Corporate earnings results and global economic conditions will determine whether the Reserve Bank of India (RBI) will cut the repo rate again in August. A July rate cut by the US Federal Reserve could set off a rate cut by the RBI in India. Financial markets will react to corporate earnings and any new Information on China, Iran and the global economic front.

Economic Roundup, July 12, 2019

Economic Environment

  • Industrial Production, Consumer Confidence, Inflation

How are the Indian and global economic environments affecting the financial markets?

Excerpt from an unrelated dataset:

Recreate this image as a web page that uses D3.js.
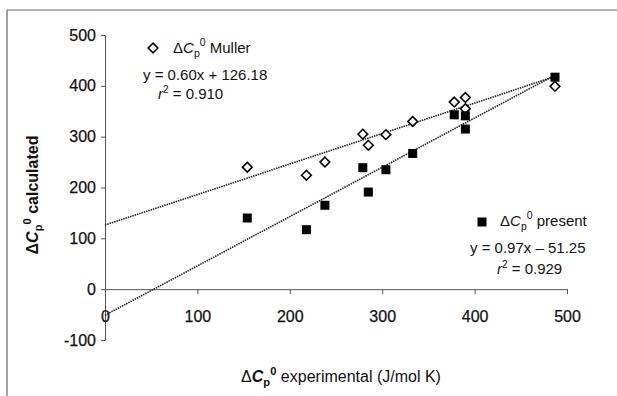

India’s industrial production,compared to a year ago, slipped, consumer confidence is lower, and inflation – albeit below Reserve Bank of India (RBI) target – is edging higher closer to the 4% target (the mid-point of the 2-6% inflation targeting range). While these indicators suggest that the RBI could lower the repo rate in August, it brings into doubt how much room the RBI has to cut before it returns to worrying about inflation. Moreover, the effectiveness of RBI rate cuts is also in doubt given the reluctance of the banking sector to lend and to transmit down the rate cuts amidst the bad loans crisis. These circumstances place the 7% growth forecast for the Indian economy in fiscal 2019-20 in doubt especially amidst global slowdown. It must be noted here that the Indian financial markets are taking cue from the signals from global central banks to cut interest rates to ward off the slowdown and are still up.

What to expect from the markets next week?

Corporate earnings results and global economic conditions will determine whether the Reserve Bank of India (RBI) will cut the repo rate again in August. A July rate cut by the US Federal Reserve could set off a rate cut by the RBI in India. Financial markets will react to corporate earnings and any new Information on China, Iran and the global economic front.